Is composing horz + vert shear the same thing as shearing both?

That topic title was probably confusing, so here's a better explanation: Allegro has these functions for doing shear transformation:

al_horizontal_shear_transform() al_vertical_shear_transform()

If I call both of these in sequence, is that the same thing as shearing both X and Y simultaneously? Think of CSS transformations, it has skewX/skewY() and then just skew() to do both at the same time.

I ask this because, in general, matrix multiplication is not commutative. For example translate + rotate is not the same thing as rotate + translate, and I wonder if the same caveat applies here.

No, you do indeed get different effects depending on which way you skew first. To skew on both axes simulateously, you need a matrix that looks like this:

1 x 0 0 y 1 0 0 0 0 1 0 0 0 0 1

Which Allegro doesn't have a simple function to create. I'd do this:

ALLEGRO_TRANSFORM t; al_identity_transform(&t); t.m[1][0] = x; t.m[0][1] = y; al_compose_transform(&your_transform, &t);

Thanks, that's what I figured. On a related note, how would I figure out the shear factor given a skew angle? I think tan() is the right function here, but my trig is a bit rusty...
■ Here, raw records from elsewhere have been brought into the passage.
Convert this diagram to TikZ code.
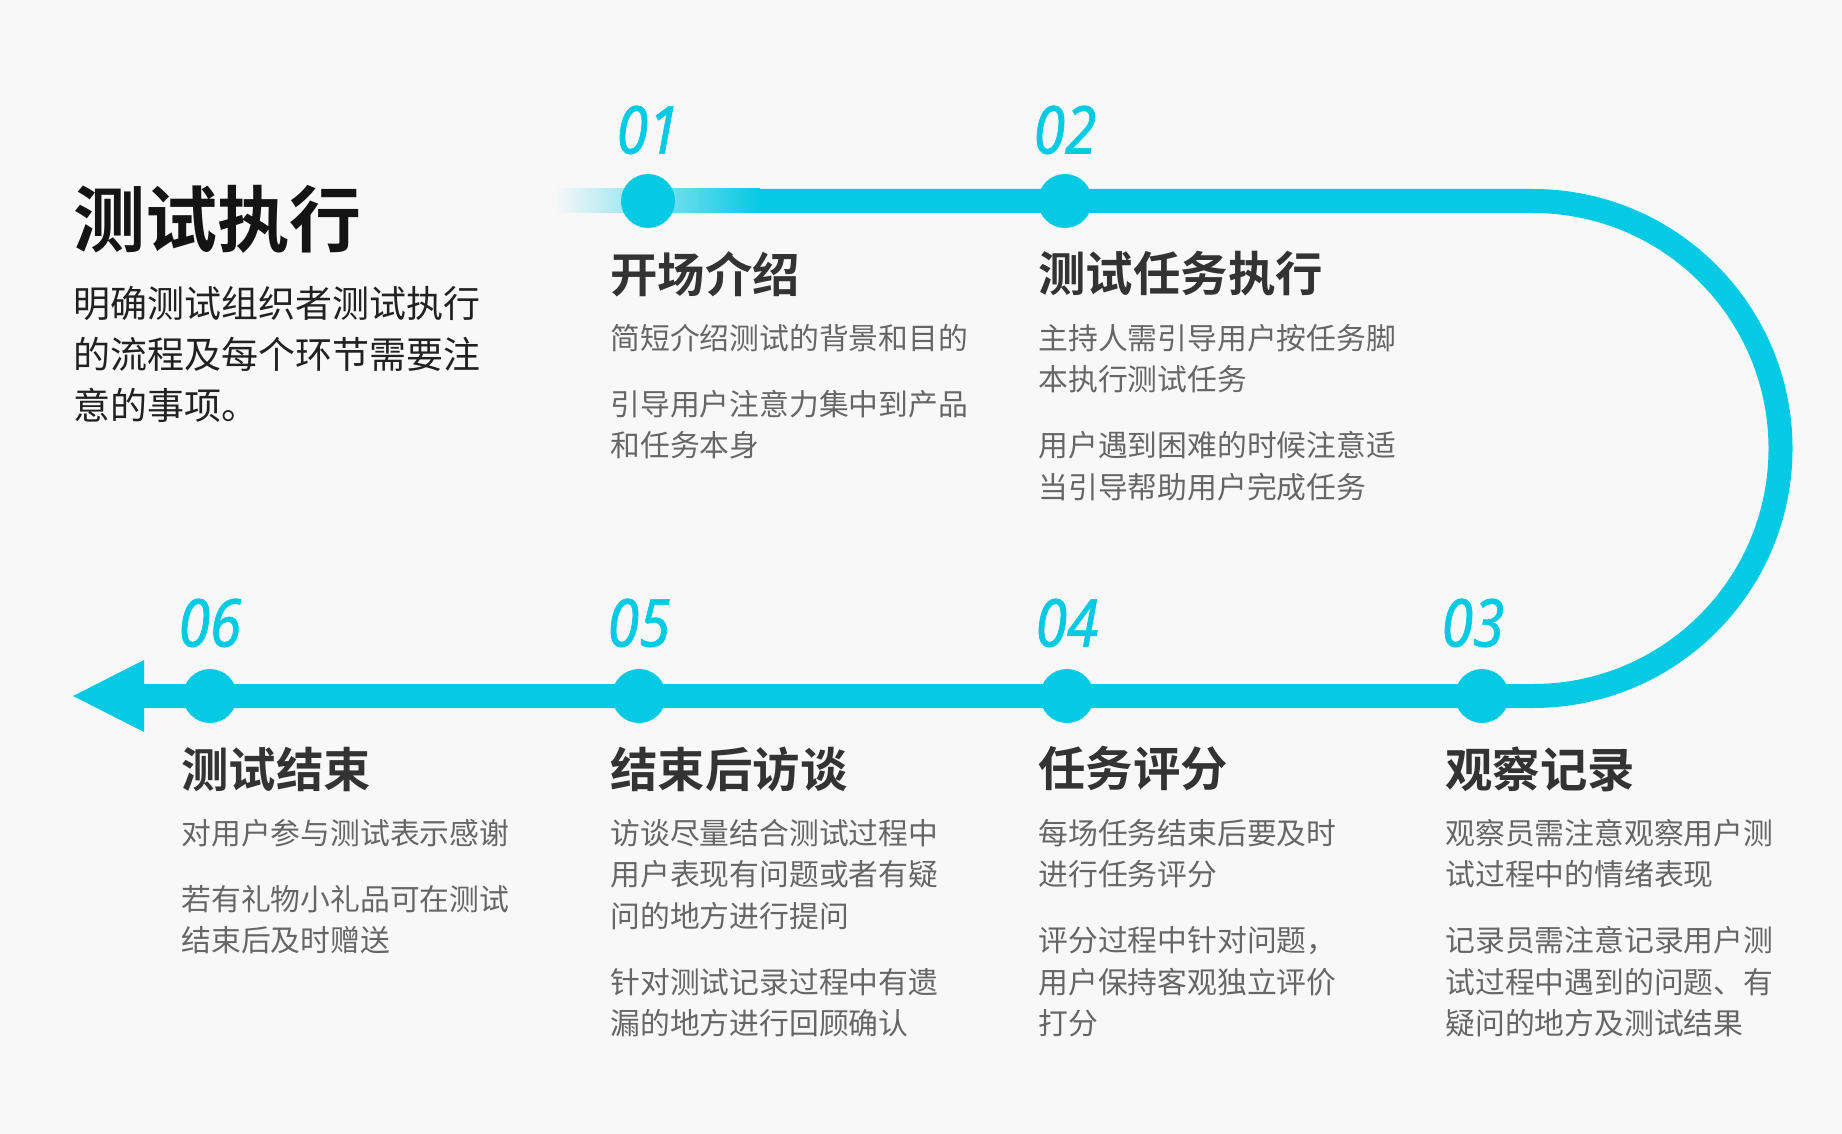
\documentclass[tikz,border=0pt]{standalone}
\usepackage{fontspec}
\setmainfont{Noto Sans CJK SC}[BoldFont={Noto Sans CJK SC Bold}]
\newfontfamily\numfont{Noto Sans}[FakeStretch=0.86, FakeBold=1]
\usetikzlibrary{positioning}
\definecolor{paperbg}{HTML}{F8F8F8}
\definecolor{railcyan}{HTML}{05CAE3}
\definecolor{headgray}{HTML}{333333}
\definecolor{bodygray}{HTML}{666666}
\pgfdeclarelayer{paper}
\pgfdeclarelayer{rail}
\pgfsetlayers{paper,rail,main}

\begin{document}
\begin{tikzpicture}[x=0.5pt, y=-0.5pt,
    dot/.style={circle, fill=railcyan, inner sep=0pt, minimum size=27pt},
    num/.style={inner sep=0pt, text=railcyan, font=\numfont\itshape\fontsize{33}{33}\selectfont},
    head/.style={anchor=west, inner sep=0pt, text=headgray, font=\bfseries\fontsize{23.7}{28}\selectfont},
    body/.style={anchor=north west, inner sep=0pt, align=left, text=bodygray, font=\fontsize{14.9}{20.75}\selectfont},
    railline/.style={draw=railcyan, line width=12pt}]

            %page
            \begin{pgfonlayer}{paper}
            \fill[paperbg] (0,0) rectangle (1842,1134);
            \end{pgfonlayer}
            \useasboundingbox (0,0) rectangle (1842,1134);

            %title
            \node (title) at (73,219) [anchor=west, inner sep=0pt, text=black!92, font=\bfseries\fontsize{36}{40}\selectfont] {测试执行};
            \node (intro) at (73,281) [anchor=north west, inner sep=0pt, align=left, text=black!87, font=\fontsize{18.5}{25.5}\selectfont] {\strut 明确测试组织者测试执行\\的流程及每个环节需要注\\意的事项。};

            %dots
            \node (d1) at (648,201) [dot] {};
            \node (d2) at (1065,201) [dot] {};
            \node (d3) at (1482,696) [dot] {};
            \node (d4) at (1067,696) [dot] {};
            \node (d5) at (639,696) [dot] {};
            \node (d6) at (210,696) [dot] {};
            \coordinate (fadeend) at (760,201);
            \coordinate (turn) at (1533,201);
            \coordinate (abase) at (144,696);
            \coordinate (tip) at (73,696);

            %numbers
            \node (n1) [num, above=9.5pt of d1] {01};
            \node (n2) [num, above=9.5pt of d2] {02};
            \node (n3) [num, above=10.5pt of d3, xshift=-4.5pt] {03};
            \node (n4) [num, above=10.5pt of d4] {04};
            \node (n5) [num, above=10.5pt of d5] {05};
            \node (n6) [num, above=10.5pt of d6] {06};

            %rail
            \begin{pgfonlayer}{rail}
            \fill[left color=paperbg, right color=railcyan] (555,189) rectangle (fadeend |- 0,213);
            \draw[railline] (fadeend) -- (d2.center) -- (turn) arc[start angle=-90, end angle=90, radius=247.5] -- (d3.center) -- (d4.center) -- (d5.center) -- (d6.center) -- (abase);
            \fill[railcyan] (tip) -- (abase |- 0,660) -- (abase |- 0,732) -- cycle;
            \end{pgfonlayer}

            %headings
            \node (h1) at (610,274) [head] {开场介绍};
            \node (h2) at (1038,274) [head] {测试任务执行};
            \node (h3) at (1445,769) [head] {观察记录};
            \node (h4) at (1038,769) [head] {任务评分};
            \node (h5) at (610,769) [head] {结束后访谈};
            \node (h6) at (181,769) [head] {测试结束};

            %notes
            \node (b1) at (610,320) [body] {\strut 简短介绍测试的背景和目的\\[12.25pt]引导用户注意力集中到产品\\和任务本身};
            \node (b2) at (1038,320) [body] {\strut 主持人需引导用户按任务脚\\本执行测试任务\\[12.25pt]用户遇到困难的时候注意适\\当引导帮助用户完成任务};
            \node (b3) at (1445,815) [body] {\strut 观察员需注意观察用户测\\试过程中的情绪表现\\[12.25pt]记录员需注意记录用户测\\试过程中遇到的问题、有\\疑问的地方及测试结果};
            \node (b4) at (1038,815) [body] {\strut 每场任务结束后要及时\\进行任务评分\\[12.25pt]评分过程中针对问题，\\用户保持客观独立评价\\打分};
            \node (b5) at (610,815) [body] {\strut 访谈尽量结合测试过程中\\用户表现有问题或者有疑\\问的地方进行提问\\[12.25pt]针对测试记录过程中有遗\\漏的地方进行回顾确认};
            \node (b6) at (181,815) [body] {\strut 对用户参与测试表示感谢\\[12.25pt]若有礼物小礼品可在测试\\结束后及时赠送};

    \end{tikzpicture}
\end{document}
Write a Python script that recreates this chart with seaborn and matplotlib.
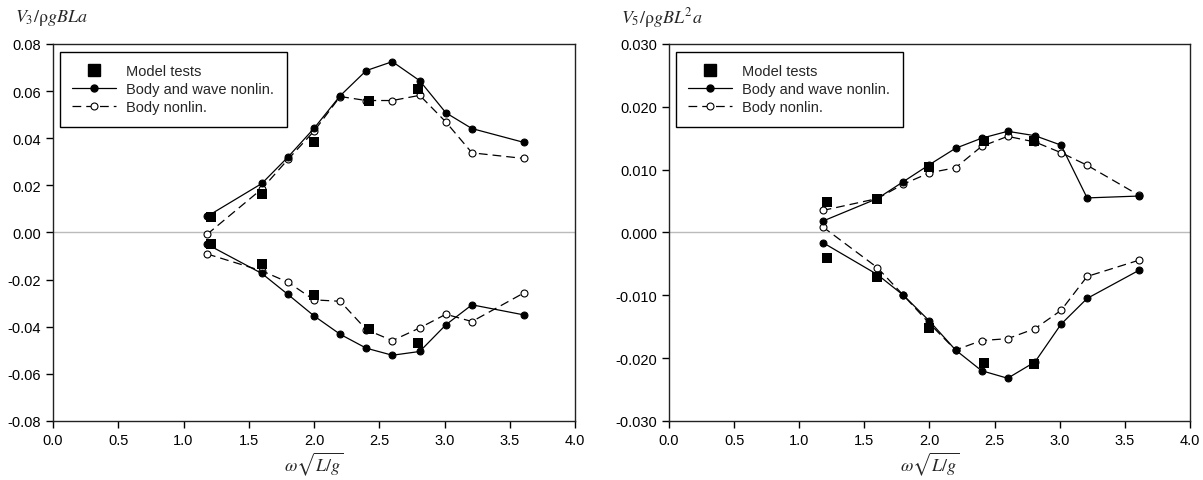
import matplotlib
matplotlib.use('Agg')
import matplotlib.pyplot as plt
import seaborn as sns
from matplotlib.lines import Line2D

# x values (omega*sqrt(L/g))
x_calc = [1.18, 1.6, 1.8, 2.0, 2.2, 2.4, 2.6, 2.81, 3.01, 3.21, 3.61]
x_model = [1.21, 1.6, 2.0, 2.42, 2.8]

# V3 - heave force
v3_wave_up = [0.0068, 0.0208, 0.0320, 0.0442, 0.0580, 0.0687, 0.0725, 0.0644, 0.0508, 0.0441, 0.0382]
v3_wave_lo = [-0.0050, -0.0174, -0.0263, -0.0354, -0.0432, -0.0491, -0.0521, -0.0505, -0.0392, -0.0307, -0.0350]
v3_body_up = [-0.0008, 0.0185, 0.0310, 0.0430, 0.0577, 0.0560, 0.0560, 0.0582, 0.0469, 0.0338, 0.0314]
v3_body_lo = [-0.0091, -0.0163, -0.0211, -0.0286, -0.0292, -0.0412, -0.0459, -0.0405, -0.0347, -0.0378, -0.0256]
v3_model_up = [0.0065, 0.0165, 0.0385, 0.0560, 0.0610]
v3_model_lo = [-0.0050, -0.0132, -0.0266, -0.0408, -0.0469]

# V5 - pitch moment
v5_wave_up = [0.0018, 0.0054, 0.0081, 0.0108, 0.0134, 0.0150, 0.0161, 0.0154, 0.0139, 0.0055, 0.0058]
v5_wave_lo = [-0.0016, -0.0067, -0.0100, -0.0141, -0.0187, -0.0220, -0.0232, -0.0206, -0.0146, -0.0105, -0.0060]
v5_body_up = [0.0035, 0.0054, 0.0077, 0.0095, 0.0103, 0.0137, 0.0153, 0.0144, 0.0127, 0.0107, 0.0059]
v5_body_lo = [0.0009, -0.0056, -0.0100, -0.0145, -0.0187, -0.0172, -0.0169, -0.0153, -0.0124, -0.0070, -0.0044]
v5_model_up = [0.0049, 0.0053, 0.0105, 0.0145, 0.0145]
v5_model_lo = [-0.0040, -0.0071, -0.0152, -0.0207, -0.0210]

sns.set_style('ticks')
plt.rcParams['font.family'] = ['Liberation Sans', 'DejaVu Sans']
plt.rcParams['mathtext.fontset'] = 'stix'

fig = plt.figure(figsize=(12.03, 4.81), dpi=100)
ax1 = fig.add_axes([0.0441, 0.1227, 0.4339, 0.7838])
ax2 = fig.add_axes([0.5561, 0.1227, 0.4331, 0.7838])

dash = (0, (7, 4))


def draw_panel(ax, wave_up, wave_lo, body_up, body_lo, model_up, model_lo, ylim, yticks, fmt, ylabel, lab_x):
    ax.axhline(0, color='#bbbbbb', lw=1.0, zorder=0)
    for body in [body_up, body_lo]:
        sns.lineplot(x=x_calc, y=body, ax=ax, color='black', lw=0.9, linestyle=dash,
                     marker='o', markersize=5, markerfacecolor='white',
                     markeredgecolor='black', markeredgewidth=0.8,
                     sort=False, estimator=None, legend=False)
    for wave in [wave_up, wave_lo]:
        sns.lineplot(x=x_calc, y=wave, ax=ax, color='black', lw=0.9,
                     marker='o', markersize=5, markerfacecolor='black',
                     markeredgecolor='black', sort=False, estimator=None, legend=False)
    for model in [model_up, model_lo]:
        sns.scatterplot(x=x_model, y=model, ax=ax, color='black', marker='s', s=60,
                        edgecolor='black', linewidth=0, zorder=5, legend=False)
    ax.set_xlim(0, 4.0)
    ax.set_ylim(*ylim)
    ax.set_xticks([0, 0.5, 1.0, 1.5, 2.0, 2.5, 3.0, 3.5, 4.0])
    ax.set_xticklabels([f'{v:.1f}' for v in ax.get_xticks()])
    ax.set_yticks(yticks)
    ax.set_yticklabels([fmt.format(v) for v in yticks])
    ax.tick_params(direction='out', length=5, width=1, labelsize=10.5, colors='black')
    for s in ax.spines.values():
        s.set_visible(True)
        s.set_color('#222222')
        s.set_linewidth(1.0)
    ax.set_xlabel(r'$\omega\sqrt{L/g}$', fontsize=13, labelpad=2)
    ax.set_ylabel('')
    ax.text(lab_x, 1.072, ylabel, transform=ax.transAxes, fontsize=13, ha='left', va='center')
    handles = [
        Line2D([], [], color='black', marker='s', markersize=8, linestyle='none'),
        Line2D([], [], color='black', lw=0.9, marker='o', markersize=5),
        Line2D([], [], color='black', lw=0.9, linestyle=dash, marker='o', markersize=5,
               markerfacecolor='white', markeredgewidth=0.8),
    ]
    leg = ax.legend(handles, ['Model tests', 'Body and wave nonlin.', 'Body nonlin.'],
                    loc='upper left', bbox_to_anchor=(0.0135, 0.979), fontsize=10.5,
                    frameon=True, fancybox=False, edgecolor='black', framealpha=1,
                    handlelength=3.0, handletextpad=0.7, borderpad=0.85, labelspacing=0.28,
                    borderaxespad=0)
    leg.get_frame().set_linewidth(1.0)


draw_panel(ax1, v3_wave_up, v3_wave_lo, v3_body_up, v3_body_lo, v3_model_up, v3_model_lo,
           (-0.08, 0.08), [-0.08, -0.06, -0.04, -0.02, 0.0, 0.02, 0.04, 0.06, 0.08],
           '{:.2f}', r'$V_3/\mathrm{\rho} gBLa$', -0.073)
draw_panel(ax2, v5_wave_up, v5_wave_lo, v5_body_up, v5_body_lo, v5_model_up, v5_model_lo,
           (-0.03, 0.03), [-0.03, -0.02, -0.01, 0.0, 0.01, 0.02, 0.03],
           '{:.3f}', r'$V_5/\mathrm{\rho} gBL^2a$', -0.092)

fig.savefig('out.png', dpi=100)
Wikipedia suggests it's the cotangent, or 1/tan(angle).

Intuitively I expect it's tan if you're measuring the angle by which a horizontal or vertical line will change from its unskewed position; 1/tan if you're measuring the angle of the skewed line against the *other* axis.

@Bruce: I'm actually trying to figure out which values to plug into the matrix for a given skew angle--i.e. the angle is already known, and I need to calculate the shear factor from that. Allegro itself seems to use tan for this in al_*_shear_transform(), but like SiegeLord said Wikipedia calls to use the cotangent instead, so... yeah, I'm confused.

Hmm. I already knew what you were trying to do (you haven't told me anything new), and I was already trying to pre-empt and explain the exact confusion as to how it could be both tan and 1/tan. I assume Wikipedia is using the cotangent because their idea of an identity matrix would have an angle of 90°, whereas yours or Allegro's would have an angle of 0. (Of course remember to use radians in the implementation.)

(Possibly missing piece of the puzzle: tan(angle) = 1/tan(90° - angle).)

By the way, where is this on Wikipedia?

[EDIT]

I just found this:

Quote:

Straight lines parallel to the x-axis remain where they are, while all other lines are turned, by various angles, about the point where they cross the x-axis. Vertical lines, in particular, become oblique lines with slope 1/m. Therefore the shear factor m is the cotangent of the angle φ by which the vertical lines tilt, called the shear angle.

I think it's either unclear in its definition of the angle, or wrong. It absolutely has to be tan because tan(0) is 0 which leads to an identity matrix whereas 1/tan(0) is infinity (sort of). Who wants to fix Wikipedia?

Okay, I understand you now. I got confused because you said "measuring the angle", when in my case the angle is already known (and therefore doesn't need to be measured).

As for Wikipedia's definition, now that I read it again it actually seems to be correct, in a roundabout way. The article uses vertical lines as an example, but assumes the shear is along the X axis. In the case of perfectly vertical lines, the slope 1/m is either undefined or infinity, depending on how you want to interpret the division by zero. If they're measuring the angle of the oblique against the Y axis--in which case perfectly vertical lines are parallel, i.e. so that the slope is 1/Infinity = 0 (for our purposes anyway)--that might actually be correct. I say *might* because it's still very confusingly written, in any case--this is why Wikipedia is useless for any kind of mathematics research.

Trigonometry is fascinating!

**edit + tl;dr:** Wikipedia is measuring the oblique against the Y axis, not X. 1/tan is correct in that case.